Starting at the first line of the data, print each line verbatim up to and including the line bearing "XAxis, YAxis, ReferenceLine", omitting pictures.

========================

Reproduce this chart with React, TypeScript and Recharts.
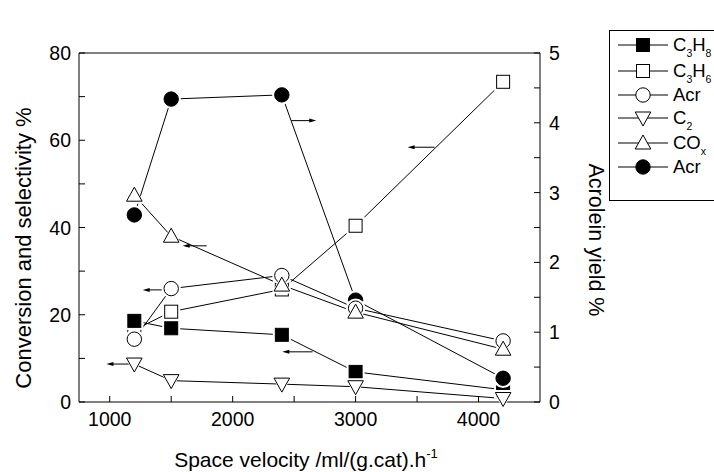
import React from 'react';
import { LineChart, Line, XAxis, YAxis, ReferenceLine } from 'recharts';

const spaceVelocity = [1200, 1500, 2400, 3000, 4200];
const propaneConv = [18.6, 16.9, 15.4, 6.9, 2.8];
const propyleneSel = [16.5, 20.7, 25.8, 40.4, 73.4];
const acroleinSel = [14.4, 26.0, 29.0, 21.5, 14.0];
const c2Sel = [8.7, 4.9, 4.1, 3.5, 0.8];
const coxSel = [47.4, 38.0, 26.8, 20.6, 12.1];
const acroleinYield = [2.68, 4.34, 4.4, 1.46, 0.34];

const xTicks = [1000, 1500, 2000, 2500, 3000, 3500, 4000];
const xLabels = [1000, 2000, 3000, 4000];
const leftTicks = [0, 10, 20, 30, 40, 50, 60, 70, 80];
const leftLabels = [0, 20, 40, 60, 80];
const rightTicks = [0, 0.5, 1, 1.5, 2, 2.5, 3, 3.5, 4, 4.5, 5];
const rightLabels = [0, 1, 2, 3, 4, 5];

// arrows: head x, tail x, y (left-axis units)
const arrowHeads = [2680, 3423, 1593, 1268, 2404, 973];
const arrowTails = [2477, 3642, 1789, 1504, 2650, 1187];
const arrowYs = [64.5, 58.4, 35.8, 25.7, 11.5, 8.7];

const data = spaceVelocity.map((sv, i) => ({
  sv,
  c3h8: propaneConv[i],
  c3h6: propyleneSel[i],
  acr: acroleinSel[i],
  c2: c2Sel[i],
  cox: coxSel[i],
  yieldAcr: acroleinYield[i],
}));

const FONT = '"Liberation Sans", Arial, Helvetica, sans-serif';
const TICK_FS = 19.5;

type Kind = 'fsq' | 'osq' | 'ocirc' | 'dtri' | 'utri' | 'fcirc';

function Marker({ kind, cx, cy, halo }: { kind: Kind; cx: number; cy: number; halo?: boolean }) {
  const h = halo ? 2.5 : 0;
  const fill = halo ? '#fff' : kind === 'fsq' || kind === 'fcirc' ? '#000' : '#fff';
  const stroke = halo ? '#fff' : '#000';
  const sw = halo ? 0 : 1;
  switch (kind) {
    case 'fsq':
    case 'osq': {
      const s = 6.5 + h;
      return <rect x={cx - s} y={cy - s} width={2 * s} height={2 * s} fill={fill} stroke={stroke} strokeWidth={sw} />;
    }
    case 'ocirc':
    case 'fcirc':
      return <circle cx={cx} cy={cy} r={7.2 + h} fill={fill} stroke={stroke} strokeWidth={sw} />;
    case 'dtri': {
      const w = 7.8 + h;
      const t = 6 + h;
      return <polygon points={`${cx - w},${cy - t} ${cx + w},${cy - t} ${cx},${cy + t + 2}`} fill={fill} stroke={stroke} strokeWidth={sw} />;
    }
    case 'utri': {
      const w = 7.8 + h;
      const t = 6 + h;
      return <polygon points={`${cx - w},${cy + t} ${cx + w},${cy + t} ${cx},${cy - t - 2}`} fill={fill} stroke={stroke} strokeWidth={sw} />;
    }
  }
  return null;
}

const makeDot = (kind: Kind) => (props: any) => {
  const { cx, cy, index } = props;
  if (cx == null || cy == null) return <g key={index} />;
  return (
    <g key={index}>
      <Marker kind={kind} cx={cx} cy={cy} halo />
      <Marker kind={kind} cx={cx} cy={cy} />
    </g>
  );
};

const XTick = (props: any) => {
  const { x, y, payload } = props;
  const v = payload.value;
  return (
    <g>
      <line x1={x} x2={x} y1={y} y2={y - 6} stroke="#000" strokeWidth={1} />
      {xLabels.includes(v) && (
        <text x={x} y={y + 24} textAnchor="middle" fontFamily={FONT} fontSize={TICK_FS} fill="#000">
          {v}
        </text>
      )}
    </g>
  );
};

const LeftTick = (props: any) => {
  const { x, y, payload } = props;
  const v = payload.value;
  return (
    <g>
      <line x1={x} x2={x + 6} y1={y} y2={y} stroke="#000" strokeWidth={1} />
      {leftLabels.includes(v) && (
        <text x={x - 8} y={y + 7} textAnchor="end" fontFamily={FONT} fontSize={TICK_FS} fill="#000">
          {v}
        </text>
      )}
    </g>
  );
};

const RightTick = (props: any) => {
  const { x, y, payload } = props;
  const v = payload.value;
  return (
    <g>
      <line x1={x} x2={x - 6} y1={y} y2={y} stroke="#000" strokeWidth={1} />
      {rightLabels.includes(v) && (
        <text x={x + 9} y={y + 7} textAnchor="start" fontFamily={FONT} fontSize={TICK_FS} fill="#000">
          {v}
        </text>
      )}
    </g>
  );
};

const arrowShape = (props: any) => {
  const { x1, y1, x2, y2 } = props;
  const dir = x2 > x1 ? 1 : -1; // from head toward tail
  return (
    <g>
      <line x1={x1 + dir * 4} y1={y1} x2={x2} y2={y2} stroke="#000" strokeWidth={1} />
      <polygon points={`${x1},${y1} ${x1 + dir * 7},${y1 - 2} ${x1 + dir * 7},${y1 + 2}`} fill="#000" />
    </g>
  );
};

const legendItems: { kind: Kind; main: string[]; subs: string[] }[] = [
  { kind: 'fsq', main: ['C', 'H'], subs: ['3', '8'] },
  { kind: 'osq', main: ['C', 'H'], subs: ['3', '6'] },
  { kind: 'ocirc', main: ['Acr'], subs: [''] },
  { kind: 'dtri', main: ['C'], subs: ['2'] },
  { kind: 'utri', main: ['CO'], subs: ['x'] },
  { kind: 'fcirc', main: ['Acr'], subs: [''] },
];
const legendRowY = [15, 41, 65, 88, 113, 137];

function LegendBox() {
  return (
    <svg width={105} height={172} style={{ position: 'absolute', left: 609, top: 30 }}>
      <rect x={0.5} y={0.5} width={120} height={170} fill="#fff" stroke="#000" strokeWidth={1} />
      {legendItems.map((it, i) => {
        const y = legendRowY[i];
        return (
          <g key={i}>
            <line x1={9} x2={59} y1={y} y2={y} stroke="#000" strokeWidth={1} />
            <Marker kind={it.kind} cx={34} cy={y} />
            <text x={64} y={y + 6} fontFamily={FONT} fontSize={18.5} fill="#000">
              {it.main.map((m, j) => (
                <React.Fragment key={j}>
                  <tspan dy={j === 0 ? 0 : -6}>{m}</tspan>
                  {it.subs[j] ? <tspan dy={6} fontSize={10.5}>{it.subs[j]}</tspan> : null}
                </React.Fragment>
              ))}
            </text>
          </g>
        );
      })}
    </svg>
  );
}

export default function App() {
  return (
    <div style={{ position: 'absolute', left: 0, top: 0, width: 714, height: 472, background: '#fff' }}>
      <LineChart width={714} height={472} data={data} margin={{ top: 53, right: 0, bottom: 0, left: 0 }}>
        <XAxis
          dataKey="sv"
          type="number"
          domain={[750, 4500]}
          ticks={xTicks}
          tick={<XTick />}
          tickLine={false}
          tickSize={0}
          tickMargin={0}
          height={70}
          axisLine={{ stroke: '#000', strokeWidth: 1 }}
          interval={0}
        />
        <YAxis
          yAxisId="left"
          orientation="left"
          type="number"
          domain={[0, 80]}
          ticks={leftTicks}
          tick={<LeftTick />}
          tickLine={false}
          tickSize={0}
          tickMargin={0}
          width={79}
          axisLine={{ stroke: '#000', strokeWidth: 1 }}
          interval={0}
        />
        <YAxis
          yAxisId="right"
          orientation="right"
          type="number"
          domain={[0, 5]}
          ticks={rightTicks}
          tick={<RightTick />}
          tickLine={false}
          tickSize={0}
          tickMargin={0}
          width={174}
          axisLine={{ stroke: '#000', strokeWidth: 1 }}
          interval={0}
        />
        <ReferenceLine yAxisId="left" y={80} stroke="#000" strokeWidth={1} />
        {arrowHeads.map((hx, i) => (
          <ReferenceLine
            key={`ar${i}`}
            yAxisId="left"
            segment={[
              { x: hx, y: arrowYs[i] },
              { x: arrowTails[i], y: arrowYs[i] },
            ]}
            shape={arrowShape}
          />
        ))}
        <Line yAxisId="left" dataKey="c3h6" stroke="#000" strokeWidth={1} dot={makeDot('osq')} isAnimationActive={false} />
        <Line yAxisId="left" dataKey="c3h8" stroke="#000" strokeWidth={1} dot={makeDot('fsq')} isAnimationActive={false} />
        <Line yAxisId="right" dataKey="yieldAcr" stroke="#000" strokeWidth={1} dot={makeDot('fcirc')} isAnimationActive={false} />
        <Line yAxisId="left" dataKey="acr" stroke="#000" strokeWidth={1} dot={makeDot('ocirc')} isAnimationActive={false} />
        <Line yAxisId="left" dataKey="c2" stroke="#000" strokeWidth={1} dot={makeDot('dtri')} isAnimationActive={false} />
        <Line yAxisId="left" dataKey="cox" stroke="#000" strokeWidth={1} dot={makeDot('utri')} isAnimationActive={false} />
        <text x={23} y={248} transform="rotate(-90 23 248)" textAnchor="middle" dominantBaseline="central" fontFamily={FONT} fontSize={22} fill="#000">
          Conversion and selectivity %
        </text>
        <text x={596} y={240} transform="rotate(90 596 240)" textAnchor="middle" dominantBaseline="central" fontFamily={FONT} fontSize={21.5} fill="#000">
          Acrolein yield %
        </text>
        <text x={306} y={467} textAnchor="middle" fontFamily={FONT} fontSize={21} fill="#000">
          Space velocity /ml/(g.cat).h<tspan dy={-9} fontSize={13}>-1</tspan>
        </text>
      </LineChart>
      <LegendBox />
    </div>
  );
}
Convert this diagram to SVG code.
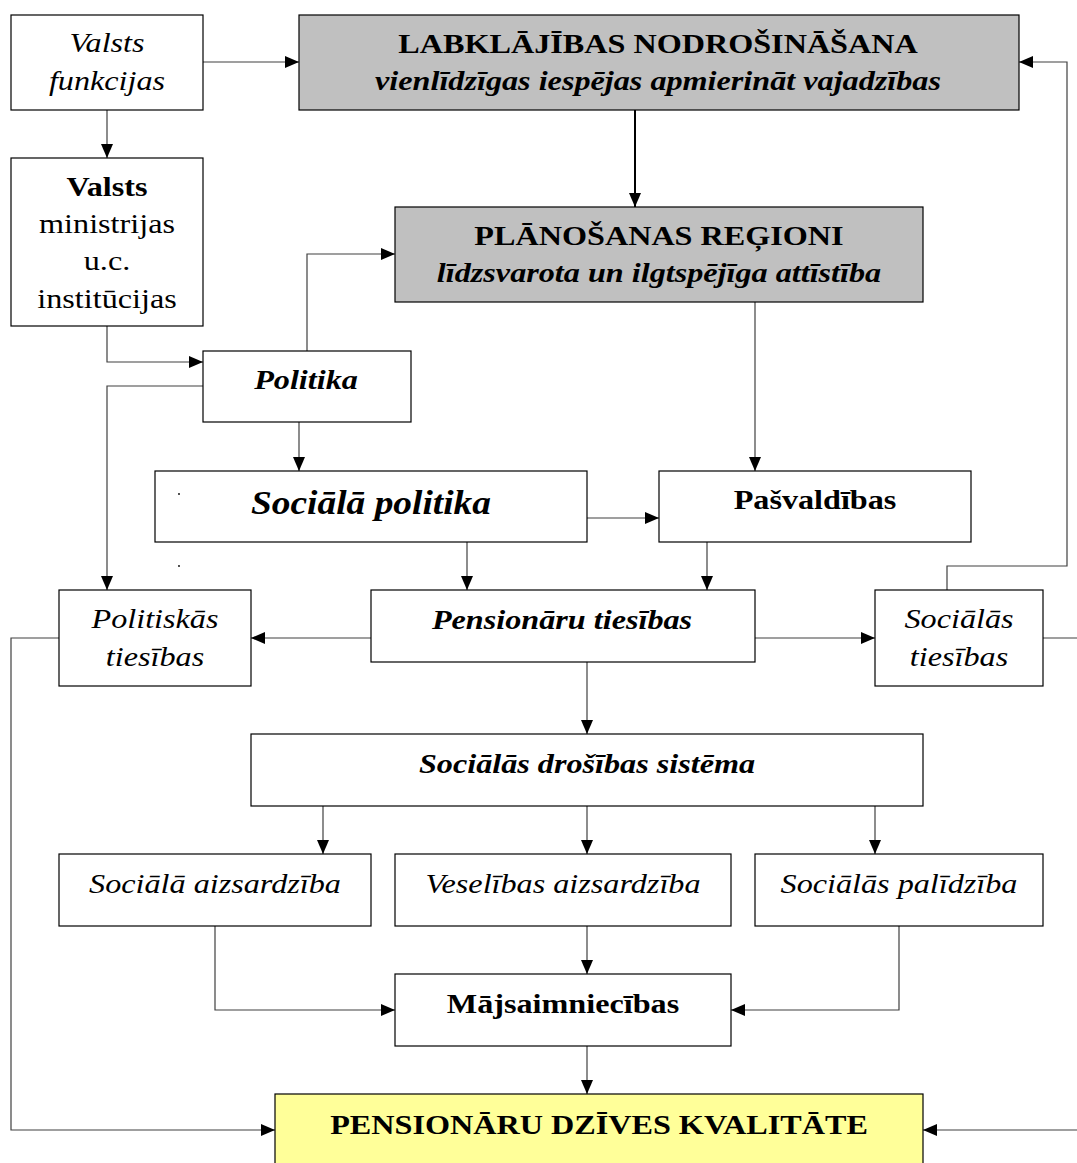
<svg xmlns="http://www.w3.org/2000/svg" width="1077" height="1163" viewBox="0 0 1077 1163">
<style>
.b{fill:#fff;stroke:#000;stroke-width:1.2}
.g{fill:#c0c0c0;stroke:#000;stroke-width:1.2}
.y{fill:#ffff99;stroke:#000;stroke-width:1.2}
text{font-family:"Liberation Serif","Times New Roman",serif;fill:#000;text-anchor:middle}
.t{font-size:28px}
.i{font-style:italic}
.bd{font-weight:bold}
.c line,.c polyline{fill:none;stroke:#404040;stroke-width:1.2}
</style>
<defs>
<marker id="a" markerWidth="14" markerHeight="12" refX="14" refY="6" orient="auto" markerUnits="userSpaceOnUse">
<path d="M0,0 L14,6 L0,12 Z" fill="#000"/>
</marker>
</defs>
<g class="c">
<line x1="203" y1="62" x2="299" y2="62" marker-end="url(#a)"/>
<line x1="107" y1="110" x2="107" y2="158" marker-end="url(#a)"/>
<line x1="635" y1="110" x2="635" y2="207" marker-end="url(#a)" style="stroke:#000;stroke-width:2"/>
<polyline points="107,326 107,362 203,362" marker-end="url(#a)"/>
<polyline points="307,351 307,254 395,254" marker-end="url(#a)"/>
<polyline points="203,386 107,386 107,590" marker-end="url(#a)"/>
<line x1="299" y1="422" x2="299" y2="471" marker-end="url(#a)"/>
<line x1="755" y1="302" x2="755" y2="471" marker-end="url(#a)"/>
<line x1="587" y1="518" x2="659" y2="518" marker-end="url(#a)"/>
<line x1="467" y1="542" x2="467" y2="590" marker-end="url(#a)"/>
<line x1="707" y1="542" x2="707" y2="590" marker-end="url(#a)"/>
<line x1="371" y1="638" x2="251" y2="638" marker-end="url(#a)"/>
<line x1="755" y1="638" x2="875" y2="638" marker-end="url(#a)"/>
<polyline points="947,590 947,566 1067,566 1067,62 1019,62" marker-end="url(#a)"/>
<line x1="1043" y1="638" x2="1080" y2="638"/>
<line x1="1080" y1="1130" x2="923" y2="1130" marker-end="url(#a)"/>
<polyline points="59,638 11,638 11,1130 275,1130" marker-end="url(#a)"/>
<line x1="587" y1="662" x2="587" y2="734" marker-end="url(#a)"/>
<line x1="323" y1="806" x2="323" y2="854" marker-end="url(#a)"/>
<line x1="587" y1="806" x2="587" y2="854" marker-end="url(#a)"/>
<line x1="875" y1="806" x2="875" y2="854" marker-end="url(#a)"/>
<line x1="587" y1="926" x2="587" y2="974" marker-end="url(#a)"/>
<polyline points="215,926 215,1010 395,1010" marker-end="url(#a)"/>
<polyline points="899,926 899,1010 731,1010" marker-end="url(#a)"/>
<line x1="587" y1="1046" x2="587" y2="1094" marker-end="url(#a)"/>
</g>
<g id="valsts-funkcijas">
<rect class="b" x="11" y="15" width="192" height="95"/>
<text class="t i" transform="matrix(1.15,0,0,1,107,52)">Valsts</text>
<text class="t i" transform="matrix(1.15,0,0,1,107,90)">funkcijas</text>
</g>
<g id="labklajibas">
<rect class="g" x="299" y="15" width="720" height="95"/>
<text class="t bd" transform="matrix(1.15,0,0,1,658,53)">LABKLĀJĪBAS NODROŠINĀŠANA</text>
<text class="t bd i" transform="matrix(1.15,0,0,1,658,90)">vienlīdzīgas iespējas apmierināt vajadzības</text>
</g>
<g id="valsts-ministrijas">
<rect class="b" x="11" y="158" width="192" height="168"/>
<text class="t bd" transform="matrix(1.15,0,0,1,107,196)">Valsts</text>
<text class="t" transform="matrix(1.15,0,0,1,107,233)">ministrijas</text>
<text class="t" transform="matrix(1.15,0,0,1,107,270)">u.c.</text>
<text class="t" transform="matrix(1.15,0,0,1,107,308)">institūcijas</text>
</g>
<g id="planosanas-regioni">
<rect class="g" x="395" y="207" width="528" height="95"/>
<text class="t bd" transform="matrix(1.15,0,0,1,659,245)">PLĀNOŠANAS REĢIONI</text>
<text class="t bd i" transform="matrix(1.15,0,0,1,659,282)">līdzsvarota un ilgtspējīga attīstība</text>
</g>
<g id="politika">
<rect class="b" x="203" y="351" width="208" height="71"/>
<text class="t bd i" transform="matrix(1.15,0,0,1,306,389)">Politika</text>
</g>
<g id="sociala-politika">
<rect class="b" x="155" y="471" width="432" height="71"/>
<text class="bd i" style="font-size:34px" transform="matrix(1.1,0,0,1,371,514)">Sociālā politika</text>
</g>
<circle cx="179" cy="494" r="0.9" fill="#000"/>
<circle cx="179" cy="566" r="0.9" fill="#000"/>
<g id="pasvaldibas">
<rect class="b" x="659" y="471" width="312" height="71"/>
<text class="t bd" transform="matrix(1.15,0,0,1,815,509)">Pašvaldības</text>
</g>
<g id="politiskas-tiesibas">
<rect class="b" x="59" y="590" width="192" height="96"/>
<text class="t i" transform="matrix(1.15,0,0,1,155,628)">Politiskās</text>
<text class="t i" transform="matrix(1.15,0,0,1,155,666)">tiesības</text>
</g>
<g id="pensionaru-tiesibas">
<rect class="b" x="371" y="590" width="384" height="72"/>
<text class="t bd i" transform="matrix(1.15,0,0,1,562,629)">Pensionāru tiesības</text>
</g>
<g id="socialas-tiesibas">
<rect class="b" x="875" y="590" width="168" height="96"/>
<text class="t i" transform="matrix(1.15,0,0,1,959,628)">Sociālās</text>
<text class="t i" transform="matrix(1.15,0,0,1,959,666)">tiesības</text>
</g>
<g id="socialas-drosibas">
<rect class="b" x="251" y="734" width="672" height="72"/>
<text class="t bd i" transform="matrix(1.15,0,0,1,587,773)">Sociālās drošības sistēma</text>
</g>
<g id="sociala-aizsardziba">
<rect class="b" x="59" y="854" width="312" height="72"/>
<text class="t i" transform="matrix(1.15,0,0,1,215,893)">Sociālā aizsardzība</text>
</g>
<g id="veselibas-aizsardziba">
<rect class="b" x="395" y="854" width="336" height="72"/>
<text class="t i" transform="matrix(1.15,0,0,1,563,893)">Veselības aizsardzība</text>
</g>
<g id="socialas-palidziba">
<rect class="b" x="755" y="854" width="288" height="72"/>
<text class="t i" transform="matrix(1.15,0,0,1,899,893)">Sociālās palīdzība</text>
</g>
<g id="majsaimniecibas">
<rect class="b" x="395" y="974" width="336" height="72"/>
<text class="t bd" transform="matrix(1.15,0,0,1,563,1013)">Mājsaimniecības</text>
</g>
<g id="pensionaru-dzives">
<rect class="y" x="275" y="1094" width="648" height="80"/>
<text class="t bd" transform="matrix(1.15,0,0,1,599,1134)">PENSIONĀRU DZĪVES KVALITĀTE</text>
</g>
</svg>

========================

Exercise result ->
Reproduce this chart with React, TypeScript and Recharts.
import React from 'react';
import { LineChart, Line, XAxis, YAxis, ReferenceLine } from 'recharts';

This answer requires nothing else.